After a very wet night, it’s still cold and wet first thing as we set off to the Castro Marim Reserva Natural at the easternmost point of the Algarvian coast on the border with Spain. Early birds here include Green Sandpiper, Booted Eagle and Alpine Swift, all new for the trip. Meanwhile, the blustery conditions hamper our search for the localised Spectacled Warbler, but we do find Curlew Sandpipers showing signs of their rusty breeding plumage along the shores of the Rio Guadiana which separates Portugal from Spain, as well as more Kentish, Grey and Ringed Plovers, Turnstones and Dunlin. Flowing from north to south here, the Guadiana must be a useful highway for migrants like the super blue Roller which flaps by on its northward bound journey. Back at the visitor centre picnic area we are serenaded by a Nightingale which obligingly shows remarkably well for such a notoriously secretive bird as it hops along the ground in full view barely ten yards away from us! Definitely a contender for bird of the day.
Moving on to another part of the reserve, a fly by Purple Heron is new for the trip, along with a few milk chocolate brown Pallid Swifts among the dark chocolate Common Swifts, zooming by on their journey north. Further along the track we enjoy really close views of a couple of Short-toed Larks and Slender-billed Gulls, and even pinpoint a Stone Curlew, thanks to a single whistling call.
Today we head west until the road runs out at the Cape Saint Vincent lighthouse, the westernmost point of mainland Europe! Offshore, the seawatching is quiet apart from loads of Gannets streaming north, but we soon find a couple of Black Redstarts and then a Peregrine Falcon. Exploring the hinterland of the cape, we find a superb male Little Bustard, displaying his grey head and black neck, but with no sign of any ‘friends’. After a picnic lunch amid a multitude of wildflowers, we find Subalpine Warbler and Pied Flycatcher right beside the track and probably on migration. Passing through a collection of ramshackle farm buildings, I comment that “there is bound to be a Little Owl here somewhere”, and within seconds, there it is, perched on the top of a tall post, right next to a farmhouse ruin!
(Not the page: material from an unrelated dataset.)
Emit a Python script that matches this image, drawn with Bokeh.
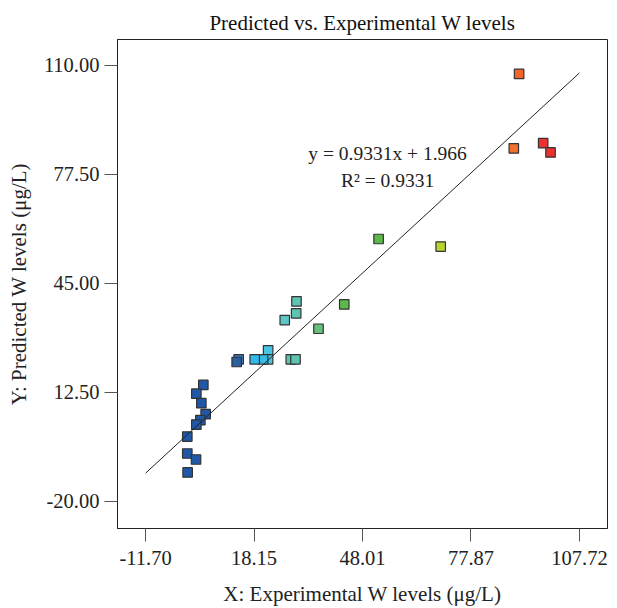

A flock of forty-odd Choughs is another good sighting here. It starts to feel warm at last as we approach the nearby pine woods, and spot a couple of Thekla Larks, along with Redstart, Pied and Spotted Flycatchers and two very unexpected male Bramblings in the woods! Where else could you see such an unlikely mix of birds in one day as White Stork, Woodchat Shrike, Subalpine and Sardinian Warblers, Bee-eater, Chough, Pied Flycatcher, Brambling, Gannet and Little Bustard!
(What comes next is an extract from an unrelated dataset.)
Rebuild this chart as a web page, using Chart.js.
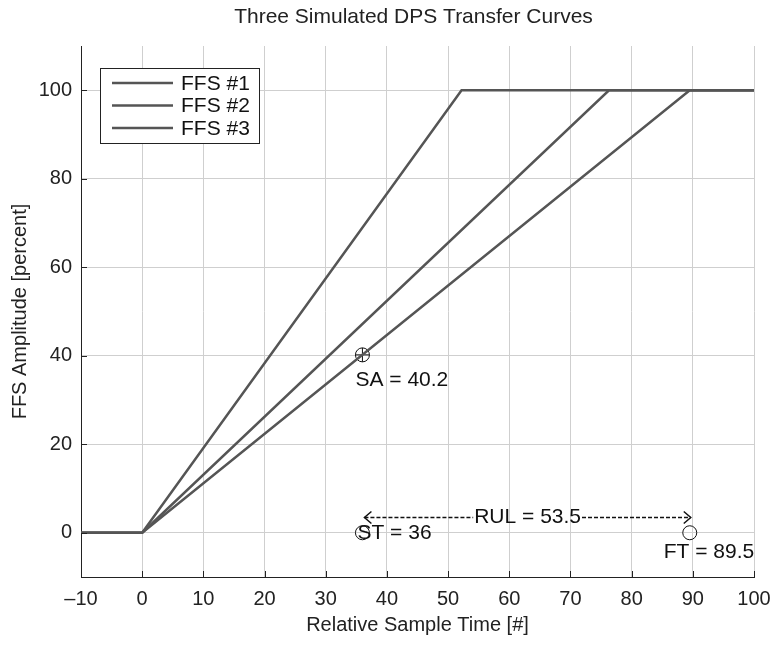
<!DOCTYPE html>
<html>
<head>
<meta charset="utf-8">
<script src="https://cdn.jsdelivr.net/npm/chart.js@4/dist/chart.umd.min.js"></script>
<style>
  html, body { margin: 0; padding: 0; background: #fff; }
  #wrap { width: 775px; height: 647px; }
</style>
</head>
<body>
<div id="wrap"><canvas id="c" width="775" height="647"></canvas></div>
<script>
// ---- data ----
const seriesNames = ['FFS #1', 'FFS #2', 'FFS #3'];
const ffs1X = [-10, 0, 52.2, 100];
const ffs1Y = [0, 0, 100, 100];
const ffs2X = [-10, 0, 76.3, 100];
const ffs2Y = [0, 0, 100, 100];
const ffs3X = [-10, 0, 89.5, 100];
const ffs3Y = [0, 0, 100, 100];
const xTicks = [-10, 0, 10, 20, 30, 40, 50, 60, 70, 80, 90, 100];
const yTicks = [0, 20, 40, 60, 80, 100];
const startTime = 36;      // ST
const startAmp = 40.2;     // SA
const failTime = 89.5;     // FT
const rul = 53.5;          // RUL
const rulLevel = 3.5;      // height of RUL arrow
const titleText = 'Three Simulated DPS Transfer Curves';
const xTitle = 'Relative Sample Time [#]';
const yTitle = 'FFS Amplitude [percent]';

const FONT = "'Liberation Sans', Arial, sans-serif";
const lineColor = '#555555';
const toPts = (xs, ys) => xs.map((x, i) => ({x: x, y: ys[i]}));

const overlay = {
  id: 'overlay',
  afterDraw(chart) {
    const ctx = chart.ctx;
    const xs = chart.scales.x, ys = chart.scales.y;
    const ca = chart.chartArea;
    ctx.save();
    // inward tick marks
    ctx.strokeStyle = '#222';
    ctx.lineWidth = 1;
    ctx.beginPath();
    xTicks.forEach(v => {
      const px = Math.round(xs.getPixelForValue(v)) + 0.5;
      ctx.moveTo(px, ca.bottom); ctx.lineTo(px, ca.bottom - 6);
    });
    yTicks.forEach(v => {
      const py = Math.round(ys.getPixelForValue(v)) + 0.5;
      ctx.moveTo(ca.left, py); ctx.lineTo(ca.left + 6, py);
    });
    ctx.stroke();

    // title
    ctx.fillStyle = '#222';
    ctx.font = '21px ' + FONT;
    ctx.textAlign = 'center';
    ctx.textBaseline = 'middle';
    ctx.fillText(titleText, (ca.left + ca.right) / 2 - 4, 17);
    // axis titles
    ctx.font = '20px ' + FONT;
    ctx.fillText(xTitle, (ca.left + ca.right) / 2, 625);
    ctx.save();
    ctx.translate(20, (ca.top + ca.bottom) / 2);
    ctx.rotate(-Math.PI / 2);
    ctx.fillText(yTitle, 0, 0);
    ctx.restore();

    // annotations
    ctx.font = '21px ' + FONT;
    ctx.textAlign = 'left';
    ctx.textBaseline = 'middle';
    ctx.fillStyle = '#111';
    const sax = xs.getPixelForValue(startTime), say = ys.getPixelForValue(startAmp);
    ctx.fillText('SA = ' + startAmp, sax - 7, say + 25);
    const y0 = ys.getPixelForValue(0);
    ctx.fillText('ST = ' + startTime, sax - 5, y0);
    const fx = xs.getPixelForValue(failTime);
    ctx.fillText('FT = ' + failTime, fx - 26, y0 + 19);

    // RUL arrow
    const ay = Math.round(ys.getPixelForValue(rulLevel)) + 0.5;
    const ax1 = xs.getPixelForValue(startTime) + 2;
    const ax2 = xs.getPixelForValue(failTime) + 1;
    const label = 'RUL = ' + rul;
    const tw = ctx.measureText(label).width;
    const cx = (ax1 + ax2) / 2;
    ctx.strokeStyle = '#111';
    ctx.lineWidth = 1.5;
    ctx.setLineDash([4, 2]);
    ctx.beginPath();
    ctx.moveTo(ax1, ay); ctx.lineTo(cx - tw / 2 - 1, ay);
    ctx.moveTo(cx + tw / 2 + 1, ay); ctx.lineTo(ax2, ay);
    ctx.stroke();
    ctx.setLineDash([]);
    ctx.beginPath();
    ctx.moveTo(ax1 + 7, ay - 6); ctx.lineTo(ax1, ay); ctx.lineTo(ax1 + 7, ay + 6);
    ctx.moveTo(ax2 - 7, ay - 6); ctx.lineTo(ax2, ay); ctx.lineTo(ax2 - 7, ay + 6);
    ctx.stroke();
    ctx.textAlign = 'center';
    ctx.fillText(label, cx, ay);

    // legend box
    const lx = 100, ly = 68, lw = 159, lh = 75;
    ctx.fillStyle = '#fff';
    ctx.fillRect(lx, ly, lw, lh);
    ctx.strokeStyle = '#222';
    ctx.lineWidth = 1;
    ctx.strokeRect(lx + 0.5, ly + 0.5, lw, lh);
    ctx.textAlign = 'left';
    ctx.font = '21px ' + FONT;
    seriesNames.forEach((n, i) => {
      const yy = ly + 15 + i * 22.5;
      ctx.strokeStyle = lineColor;
      ctx.lineWidth = 2.5;
      ctx.beginPath();
      ctx.moveTo(lx + 12, yy); ctx.lineTo(lx + 73, yy);
      ctx.stroke();
      ctx.fillStyle = '#111';
      ctx.fillText(n, lx + 81, yy + 1);
    });
    ctx.restore();
  }
};

new Chart(document.getElementById('c'), {
  type: 'scatter',
  data: {
    datasets: [
      { label: seriesNames[0], data: toPts(ffs1X, ffs1Y), showLine: true, borderColor: lineColor, borderWidth: 2.5, pointRadius: 0, tension: 0 },
      { label: seriesNames[1], data: toPts(ffs2X, ffs2Y), showLine: true, borderColor: lineColor, borderWidth: 2.5, pointRadius: 0, tension: 0 },
      { label: seriesNames[2], data: toPts(ffs3X, ffs3Y), showLine: true, borderColor: lineColor, borderWidth: 2.5, pointRadius: 0, tension: 0 },
      { label: 'SA', data: [{x: startTime, y: startAmp}], pointStyle: 'circle', pointRadius: 7, borderColor: '#111', backgroundColor: 'rgba(0,0,0,0)', borderWidth: 1 },
      { label: 'SAx', data: [{x: startTime, y: startAmp}], pointStyle: 'cross', pointRadius: 7, borderColor: '#111', borderWidth: 1 },
      { label: 'ST', data: [{x: startTime, y: 0}], pointStyle: 'circle', pointRadius: 7, borderColor: '#111', backgroundColor: 'rgba(0,0,0,0)', borderWidth: 1 },
      { label: 'FT', data: [{x: failTime, y: 0}], pointStyle: 'circle', pointRadius: 7, borderColor: '#111', backgroundColor: 'rgba(0,0,0,0)', borderWidth: 1 }
    ]
  },
  options: {
    responsive: false,
    animation: false,
    events: [],
    layout: { padding: { top: 46, right: 21, left: 0, bottom: 0 } },
    plugins: { legend: { display: false }, tooltip: { enabled: false }, title: { display: false } },
    scales: {
      x: {
        type: 'linear', min: -10, max: 100,
        afterBuildTicks: s => { s.ticks = xTicks.map(v => ({value: v})); },
        afterFit: s => { s.height = 70; s.paddingLeft = 0; s.paddingRight = 0; },
        grid: { color: '#cfcfcf', lineWidth: 1, drawTicks: false },
        border: { display: true, color: '#222', width: 1 },
        ticks: { padding: 10, color: '#222', font: { family: FONT, size: 20 }, maxRotation: 0, autoSkip: false,
                 callback: v => (v < 0 ? '\u2013' + Math.abs(v) : '' + v) }
      },
      y: {
        type: 'linear', min: -10, max: 110,
        afterBuildTicks: s => { s.ticks = yTicks.map(v => ({value: v})); },
        afterFit: s => { s.width = 81; s.paddingTop = 0; s.paddingBottom = 0; },
        grid: { color: '#cfcfcf', lineWidth: 1, drawTicks: false },
        border: { display: true, color: '#222', width: 1 },
        ticks: { padding: 9, color: '#222', font: { family: FONT, size: 20 } }
      }
    }
  },
  plugins: [overlay]
});
</script>
</body>
</html>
Our goal today is to find a Great Bustard by 9.30am. Setting off at 7.45am we drive north into Baixo Alentejo and arrive at Castro Verde just before nine. Given the choice between bustards and custards, the group chooses custard tarts in the Intermarche café and so we arrive at the ‘bustard plains’ two minutes behind schedule, but by 9.35 we have eleven Great Bustards in view, with several magnificent males impressively strutting their stuff. Meanwhile, from the same spot, a male Little Bustard displays to a female on the other side of the road! While the male Great Bustards turn themselves inside out into white ‘foam baths’, the Little Bustard repeatedly recoils his black and white neck, while puffing out his chest before blowing a clearly audible ‘raspberry’ and occasionally leaping up with flapping wings; possibly the best view of a Little Bustard I have ever seen! Meanwhile, a pair of Montagu’s Harriers patrols the open rolling plain. Further along the road we find another displaying male Great Bustard with an entourage of eight females, while a high flying Calandra Lark also shows well once landed on a fence post. Moving on, a scan of the landscape produces another dozen Great Bustards, while nearby White Storks nests are also home to numerous pairs of Spanish Sparrows. A stroll through meadows of purple Viper’s Bugloss, alive with singing Calandra Larks and Corn Buntings galore, also produces an immature Spanish Imperial Eagle, and then a second one being chased by a relatively tiny Raven, while an invisible Quail calls from somewhere amid the colourful flora. By midday we had seen a tally of around forty Great Bustards!
Moving on to a hill top with panoramic views of the surrounding landscape for a picnic lunch we spot Booted Eagle and a singing Serin here. This afternoon on the way to Mertola, new birds include Iberian Grey Shrike and Crag Martin, followed by close views of a singing Rock Bunting in the gorge below the ramparts of Mertola castle and great views of a pair of Lesser Kestrels, on the old bridge across the river, close enough to see their pale grey talons!
For our last day in the field we visit nearby Quinta do Lago on the shore of the Ria Formosa, where the shoreline harbours the ‘usual suspects’ like Spoonbill, White Stork, Sanderling, Dunlin, Grey, Ringed and Kentish Plovers, Whimbrel, Turnstones in bright breeding plumage and a couple of Auduoin’s Gulls. Arriving at the famous golf course pool, we find plenty of vocal Black-headed Weavers, a male Red-crested Pochard, an over flying Osprey, a Purple Swamphen using its huge red feet to hold juicy reed stems, while pecking them with its heavy bright red bill, and a singing Short-toed Treecreeper. We even spot the skulking but vociferous Cetti’s Warbler, and a Viperine snake ‘sitting’ next to the path, but best of all, we also enjoy superb scope views of a pair of well camouflaged Little Bitterns, although the male had the brightest red bill I have ever seen.
After our picnic lunch with an inquisitive Azure-winged Magpie it’s time for ‘operation Wryneck’, but first we find a posing Yellow Wagtail and an obliging Black-winged Stilt. With cryptic patterning exactly like the tree bark it perches on, Wrynecks can be hard to pinpoint, but our luck is in as one breaks cover amongst the Umbrella Pines, providing fantastic views in the scope and bringing the final bird count to a creditable total of 127 species, including a dazzling variety of ‘stars’ like Spanish Imperial Eagle, Lesser Kestrel, Little Bittern, Spoonbill, White Stork, Purple Swamphen, Stone Curlew, Auduoin’s and Slender-billed Gulls, Caspian Tern, Calandra and Short-toed Larks, Wryneck, Hoopoe, Azure-winged Magpie, Roller, Bee-eater, Nightingale, Serin, Rock Bunting and of course, the Great and Little Bustards.